Yesterday we happened onto a concert we found impossible to turn off. It was a broadcast of Nashville’s Lee University’s gospel singers, accompanied by a number of big name gospel stars. Let me just say that it was awesome. And it will be rebroadcast daily throughout the Easter season. One singer who really stood out was Nichole C. Mullen, who happens to have a NDSCS connection. She is the wife of the 1960’s basketball star, Stacy Conn who has gone on to become a minister.

Nichole, who authored the gospel hit “The God Who Sees”, has become a regular on the popular 12:30 talk program, “Better Together. The program features the wives of a number of well-known pastors: Joel Osteen, Matt Crouch, James Robison and several others including Joyce Meyer as they discuss the many spiritual battles preacher’s wives wage each day.

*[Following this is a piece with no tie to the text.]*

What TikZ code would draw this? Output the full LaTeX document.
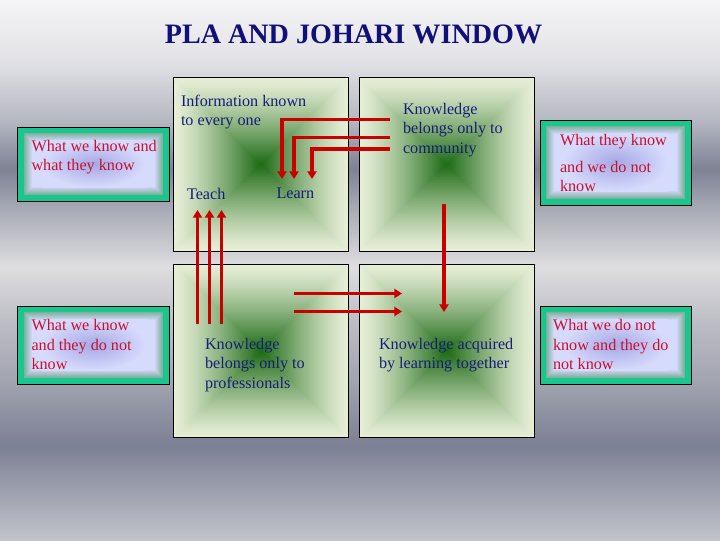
\documentclass[tikz,border=0pt]{standalone}
\usepackage{fontspec}
\setmainfont{Liberation Serif}
\usetikzlibrary{arrows.meta}

\definecolor{inkblue}{RGB}{22,30,120}
\definecolor{inkred}{RGB}{200,16,48}
\definecolor{titleblue}{RGB}{16,16,120}
\definecolor{flowred}{RGB}{200,0,0}
\definecolor{paneteal}{RGB}{24,198,142}
\definecolor{ringA}{RGB}{126,176,158}
\definecolor{lav}{RGB}{214,218,252}
\definecolor{blob}{RGB}{166,168,228}
\definecolor{gdeep}{RGB}{28,106,20}
\definecolor{gpale}{RGB}{230,238,214}
\definecolor{bgA}{RGB}{245,245,247}
\definecolor{bgB}{RGB}{226,226,230}
\definecolor{bgC}{RGB}{182,184,194}
\definecolor{bgD}{RGB}{126,130,148}
\definecolor{bgE}{RGB}{164,166,178}
\definecolor{bgF}{RGB}{222,222,224}
\definecolor{bgG}{RGB}{190,190,198}
\definecolor{bgH}{RGB}{162,164,176}
\definecolor{bgI}{RGB}{124,128,148}
\definecolor{bgJ}{RGB}{194,196,202}

\pgfdeclareverticalshading{pagebg}{100bp}{color(0bp)=(bgJ); color(25bp)=(bgJ); color(33.8bp)=(bgI); color(39.8bp)=(bgH); color(45.4bp)=(bgG); color(50.3bp)=(bgF); color(56bp)=(bgE); color(59.4bp)=(bgD); color(63.9bp)=(bgC); color(69.4bp)=(bgB); color(75bp)=(bgA); color(100bp)=(bgA)}
\pgfdeclareradialshading{glow}{\pgfpointorigin}{color(0bp)=(blob); color(25bp)=(lav); color(50bp)=(lav)}

\begin{document}
\begin{tikzpicture}[x=0.025cm,y=-0.025cm,inner sep=0pt,outer sep=0pt,
quad/.style={draw=black,line width=0.7pt,minimum width=4.35cm,minimum height=4.33cm,
  path picture={
    \foreach \k in {0,...,43} {
      \pgfmathsetmacro\p{100*(\k/43)^1.25}
      \fill[gdeep!\p!gpale] ([shift={(2*\k,2*\k)}]path picture bounding box.north west) rectangle ([shift={(-2*\k,-2*\k)}]path picture bounding box.south east);
    }
  }},
pane/.style={draw=black,line width=0.7pt,fill=paneteal,minimum width=3.775cm,
  path picture={
    \foreach \d in {6,...,14} {
      \pgfmathsetmacro\q{(\d-6)*12.5}
      \fill[lav!\q!ringA] ([shift={(\d,\d)}]path picture bounding box.north west) rectangle ([shift={(-\d,-\d)}]path picture bounding box.south east);
    }
    \shade[shading=glow] ([shift={(24,14)}]path picture bounding box.north west) rectangle ([shift={(-24,-14)}]path picture bounding box.south east);
  }},
note/.style={anchor=north west,align=left,text=inkblue,font=\fontsize{11.5}{13.7}\selectfont},
remark/.style={note,text=inkred},
flow/.style={draw=flowred,line width=2.8pt,-{Triangle[length=5.5pt,width=6.5pt]}}]

\useasboundingbox (0,0) rectangle (720,540);
\shade[shading=pagebg] (0,0) rectangle (720,540);

\draw (353.5,43.3) node[anchor=base,text=titleblue,font=\fontsize{20}{24}\selectfont\bfseries] (title) {PLA AND JOHARI WINDOW};

\draw (261,164.5) node[quad] (public) {};
\draw (447,164.5) node[quad] (community) {};
\draw (261,351) node[quad] (profession) {};
\draw (447,351) node[quad] (together) {};

\draw (93.5,164) node[pane,minimum height=1.85cm] (open) {};
\draw (615.5,162.5) node[pane,minimum height=2.125cm] (blind) {};
\draw (93.5,345) node[pane,minimum height=1.95cm] (hidden) {};
\draw (615.5,345) node[pane,minimum height=1.95cm] (unknown) {};

\draw (181,94.7) node[note] (publictext) {Information known\\to every one};
\draw (403,103.3) node[note] (communitytext) {Knowledge\\belongs only to\\community};
\draw (187,188) node[note] (teach) {Teach};
\draw (276.5,188) node[note] (learn) {Learn};
\draw (205,338.3) node[note] (professiontext) {Knowledge\\belongs only to\\professionals};
\draw (379,338.3) node[note] (togethertext) {Knowledge acquired\\by learning together};

\draw (31.5,140) node[remark] (opentext) {What we know and\\what they know};
\draw (560,134) node[remark] (blindtext) {What they know\\[5.5pt]and we do not\\know};
\draw (31.5,319.7) node[remark] (hiddentext) {What we know\\and they do not\\know};
\draw (553,319.7) node[remark] (unknowntext) {What we do not\\know and they do\\not know};

\coordinate (c1) at (390,119.5);
\coordinate (c2) at (390,137.5);
\coordinate (c3) at (390,149);
\coordinate (l1) at (282,179);
\coordinate (l2) at (294,179);
\coordinate (l3) at (312,179);
\coordinate (p1) at (197.5,324);
\coordinate (p2) at (209.5,324);
\coordinate (p3) at (221.5,324);
\coordinate (t1) at (197.5,210);
\coordinate (t2) at (209.5,210);
\coordinate (t3) at (221.5,210);
\coordinate (p4) at (294,293.5);
\coordinate (p5) at (294,311.5);
\coordinate (g4) at (402,293.5);
\coordinate (g5) at (402,311.5);
\coordinate (c4) at (444,204);
\coordinate (g6) at (444,312);

\draw[flow] (c1) -| (l1);
\draw[flow] (c2) -| (l2);
\draw[flow] (c3) -| (l3);
\draw[flow] (p1) -- (t1);
\draw[flow] (p2) -- (t2);
\draw[flow] (p3) -- (t3);
\draw[flow] (p4) -- (g4);
\draw[flow] (p5) -- (g5);
\draw[flow] (c4) -- (g6);
\end{tikzpicture}
\end{document}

My true purpose in promoting TBN is to offer many of the seniors, shut-ins and just plain depressed Christians who have become increasingly overwhelmed by “the cares of the world” which can really become such a heavy burden that they blot out the happy, care-free life style so many of us knew and once believed to be the norm.

There is an answer, and it is found in The Word,(both the book and the man) “in whose Presence is fullness of joy.”

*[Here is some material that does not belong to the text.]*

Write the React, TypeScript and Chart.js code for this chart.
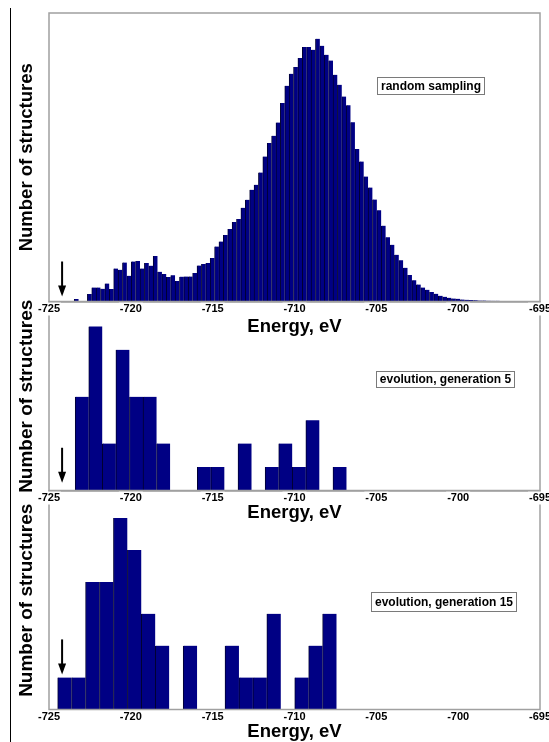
import React, { useEffect, useRef } from 'react';
import { Chart, registerables } from 'chart.js';

Chart.register(...registerables);

// ---------- axis ----------
const X_MIN = -725;
const X_MAX = -695;
const X_STEP = 5;
const X_TITLE = 'Energy, eV';
const Y_TITLE = 'Number of structures';
const ARROW_ENERGY = -724.2; // marked lowest energy

// ---------- panel 1: random sampling ----------
const RANDOM_LABEL = 'random sampling';
const RANDOM_BIN_START = -723.46;
const RANDOM_BIN_WIDTH = 0.268;
const RANDOM_COUNTS = [
  2.4, 0, 0, 7.4, 14, 14, 12.7, 18, 12.4, 33, 31.7, 39, 25.7, 40, 40.5, 33, 38.4, 35.8, 45.5, 29.7,
  27.5, 24.4, 26.2, 20.5, 24.8, 25, 25, 28.4, 36, 37.4, 38.4, 43.4, 55, 60, 66.4, 72.4, 79.4, 82.4, 93.7, 101.7,
  111.7, 116.7, 129, 145, 158.4, 165.7, 179, 198.4, 215.7, 227.7, 234.4, 243.4, 254.4, 254.4, 251.7, 262.7, 255.7, 246.7, 241, 226.7,
  216.7, 205, 196.2, 179.2, 152.5, 140, 125, 114, 102, 91.3, 75.8, 64.2, 56.7, 46.7, 41.3, 33.7, 26.5, 21.3, 17, 14,
  11.7, 9.4, 7.7, 5.7, 4.7, 3.7, 3, 2.7, 2, 1.7, 1.4, 1.2, 1, 1, 0.8, 0.7, 0.7, 0.5, 0.5, 0.5,
];

// ---------- panel 2: evolution, generation 5 ----------
const GEN5_LABEL = 'evolution, generation 5';
const GEN5_BIN_START = -723.4;
const GEN5_BIN_WIDTH = 0.829;
const GEN5_COUNTS = [4, 7, 2, 6, 4, 4, 2, 0, 0, 1, 1, 0, 2, 0, 1, 2, 1, 3, 0, 1];

// ---------- panel 3: evolution, generation 15 ----------
const GEN15_LABEL = 'evolution, generation 15';
const GEN15_BIN_START = -724.47;
const GEN15_BIN_WIDTH = 0.852;
const GEN15_COUNTS = [1, 1, 4, 4, 6, 5, 3, 2, 0, 2, 0, 0, 2, 1, 1, 3, 0, 1, 2, 3];

// ---------- style ----------
const FONT = "'Liberation Sans', Arial, sans-serif";
const BAR_FILL = '#000084';
const BAR_EDGE = '#000030';
const FRAME = '#a0a0a0';

type PanelSpec = {
  id: string;
  counts: number[];
  binStart: number;
  binWidth: number;
  yMax: number;
  label: string;
  labelX: number;
  labelY: number;
  labelBoxH: number;
  arrowTip: number;
  top: number;
  height: number;
  padTop: number;
  yTitleSize: number;
  xTitlePadTop: number;
};

const PANELS: PanelSpec[] = [
  {
    id: 'random', counts: RANDOM_COUNTS, binStart: RANDOM_BIN_START, binWidth: RANDOM_BIN_WIDTH,
    yMax: 288.5, label: RANDOM_LABEL, labelX: -701.7, labelY: 215.5, labelBoxH: 17, arrowTip: 5,
    top: 0, height: 338, padTop: 13, yTitleSize: 18.5, xTitlePadTop: 1,
  },
  {
    id: 'gen5', counts: GEN5_COUNTS, binStart: GEN5_BIN_START, binWidth: GEN5_BIN_WIDTH,
    yMax: 8.04, label: GEN5_LABEL, labelX: -700.83, labelY: 4.76, labelBoxH: 16, arrowTip: 0.33,
    top: 296, height: 228, padTop: 6, yTitleSize: 19, xTitlePadTop: -2,
  },
  {
    id: 'gen15', counts: GEN15_COUNTS, binStart: GEN15_BIN_START, binWidth: GEN15_BIN_WIDTH,
    yMax: 6.85, label: GEN15_LABEL, labelX: -700.9, labelY: 3.39, labelBoxH: 19, arrowTip: 1.1,
    top: 485, height: 258, padTop: 6, yTitleSize: 19, xTitlePadTop: -2,
  },
];

function overlayPlugin(p: PanelSpec) {
  return {
    id: 'overlay-' + p.id,
    afterDatasetsDraw(chart: any) {
      const { ctx, chartArea: a, scales } = chart;
      ctx.save();
      // frame
      ctx.strokeStyle = FRAME;
      ctx.lineWidth = 1.5;
      ctx.strokeRect(a.left, a.top, a.right - a.left, a.bottom - a.top);
      // arrow
      const ax = scales.x.getPixelForValue(ARROW_ENERGY);
      const tip = scales.y.getPixelForValue(p.arrowTip);
      ctx.strokeStyle = '#000';
      ctx.lineWidth = 2;
      ctx.beginPath();
      ctx.moveTo(ax, tip - 35);
      ctx.lineTo(ax, tip - 8);
      ctx.stroke();
      ctx.fillStyle = '#000';
      ctx.beginPath();
      ctx.moveTo(ax - 4, tip - 11);
      ctx.lineTo(ax + 4, tip - 11);
      ctx.lineTo(ax, tip);
      ctx.closePath();
      ctx.fill();
      // label box
      ctx.font = `bold 12px ${FONT}`;
      const tw = ctx.measureText(p.label).width;
      const cx = scales.x.getPixelForValue(p.labelX);
      const cy = scales.y.getPixelForValue(p.labelY);
      const w = Math.round(tw + 7);
      const h = p.labelBoxH;
      const bx = Math.round(cx - w / 2);
      const by = Math.round(cy - h / 2);
      ctx.fillStyle = '#fff';
      ctx.fillRect(bx, by, w, h);
      ctx.strokeStyle = '#7a7a7a';
      ctx.lineWidth = 1;
      ctx.strokeRect(bx + 0.5, by + 0.5, w, h);
      ctx.fillStyle = '#000';
      ctx.textAlign = 'center';
      ctx.textBaseline = 'middle';
      ctx.fillText(p.label, bx + w / 2 + 0.5, by + h / 2 + 1);
      ctx.restore();
    },
  };
}

function HistPanel({ p }: { p: PanelSpec }) {
  const ref = useRef<HTMLCanvasElement | null>(null);
  useEffect(() => {
    if (!ref.current) return;
    const data = p.counts.map((c, i) => ({ x: p.binStart + (i + 0.5) * p.binWidth, y: c }));
    const chart = new Chart(ref.current, {
      type: 'bar',
      data: {
        datasets: [
          {
            data,
            backgroundColor: BAR_FILL,
            borderColor: BAR_EDGE,
            borderWidth: { left: 1, right: 0, top: 0, bottom: 0 },
            borderSkipped: false,
            barPercentage: 1,
            categoryPercentage: 1,
          } as any,
        ],
      },
      options: {
        animation: false,
        responsive: false,
        events: [],
        layout: { padding: { top: p.padTop, left: 0, right: 20, bottom: 0 } },
        plugins: { legend: { display: false }, tooltip: { enabled: false }, title: { display: false } },
        scales: {
          x: {
            type: 'linear',
            min: X_MIN,
            max: X_MAX,
            offset: false,
            grid: { display: false, drawTicks: false },
            border: { display: false },
            ticks: {
              stepSize: X_STEP,
              padding: 2,
              color: '#000',
              autoSkip: false,
              maxRotation: 0,
              font: { family: FONT, size: 11, weight: 'bold', lineHeight: 1 },
              showLabelBackdrop: true,
              backdropColor: '#ffffff',
              backdropPadding: 1,
              callback: (v: any) => String(v),
            },
            title: {
              display: true,
              text: X_TITLE,
              color: '#000',
              font: { family: FONT, size: 18.5, weight: 'bold', lineHeight: 1 },
              padding: { top: p.xTitlePadTop, bottom: 2 },
            },
          },
          y: {
            type: 'linear',
            min: 0,
            max: p.yMax,
            grid: { display: false, drawTicks: false },
            border: { display: false },
            ticks: { display: false },
            title: {
              display: true,
              text: Y_TITLE,
              color: '#000',
              font: { family: FONT, size: p.yTitleSize, weight: 'bold', lineHeight: 1 },
              padding: { top: 27 - p.yTitleSize / 2, bottom: 49 - p.yTitleSize - (27 - p.yTitleSize / 2) },
            },
          },
        },
      } as any,
      plugins: [overlayPlugin(p)],
    });
    return () => chart.destroy();
  }, [p]);
  return (
    <canvas
      ref={ref}
      width={560}
      height={p.height}
      style={{ position: 'absolute', left: 0, top: p.top, width: 560, height: p.height }}
    />
  );
}

export default function App() {
  const order = [PANELS[2], PANELS[1], PANELS[0]];
  return (
    <div
      style={{
        position: 'absolute', left: 0, top: 0, width: 549, height: 742,
        overflow: 'hidden', background: '#fff',
      }}
    >
      <div style={{ position: 'absolute', left: 10, top: 8, width: 0, height: 734, borderLeft: '1px solid #000' }} />
      {order.map((p) => (
        <HistPanel key={p.id} p={p} />
      ))}
    </div>
  );
}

We used to find a relief valve against all that care just by attending church every Sunday, but now we find that the hour or two which used to give us “peace for today and bright hope for tomorrow” just isn’t enough time “in His Presence., to get us through the week.

So now, thanks to TBN, I get to put fresh oil in my lamp every day. Here are just a few of the great ministries I tune in on almost daily: Dr. David Jeremiah, Andrew Wommack, Creflo Dollar, Joyce Meyer, Pastor Robert Morris, James Robeson, Father Cedric Pesenga, Joseph Prince, Jessie Duplantis, T.D. Jakes, Rabbi Jason Sobel, and many others.

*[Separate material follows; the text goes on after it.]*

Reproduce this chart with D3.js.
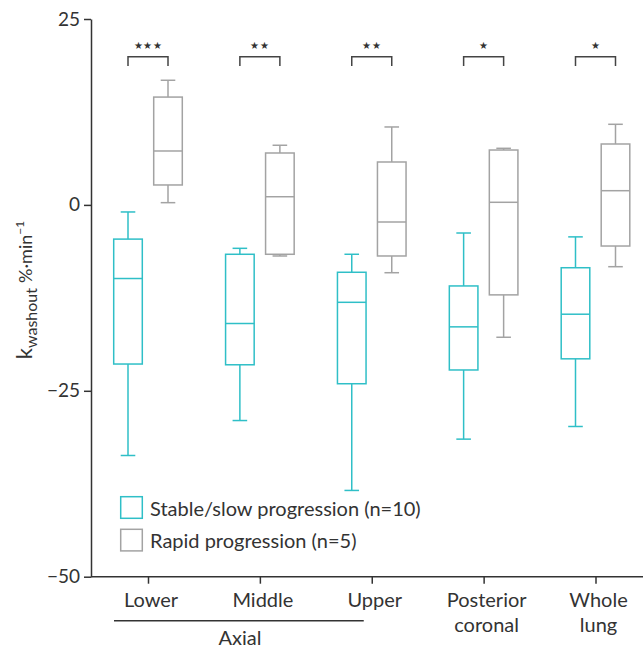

We don’t go by denomination. One never knows who might be preaching just the Word one needs to get him through whatever road block the enemy has set up for that day. What we are talking about here is sustenance, both for our bodies and our souls.

The Bible’s favorite sustenance symbol is the word as bread, as in The “Bread of Life,” depicting the pummeling and pounding and thumping Jesus endured on the way to the Calvary. That picture reaches its full expression in the last supper where he takes the loaf and breaks it saying, “this is my body, broken for you. Take and eat remembering me.”

And like the bread, the wine also must endure crushing and pressing and seemingly brutal treatment on its way to becoming the spirit whose fruit brings love, joy, peace, gentleness, goodness, kindness, patience –all “the fruit of the spirit Jesus’ blood bought for us on the cross. The prophet Isaiah describes it all hundreds of years before it happened. “He was wounded for our transgressions, bruised for our iniquities, the chastisement of our peace was laid on him, and by his stripes, we are healed”.

Truly the mystery of Easter is worth our taking time to ponder, for “If Christ be not risen, we are all still in our sins, and all our preaching is in vain.”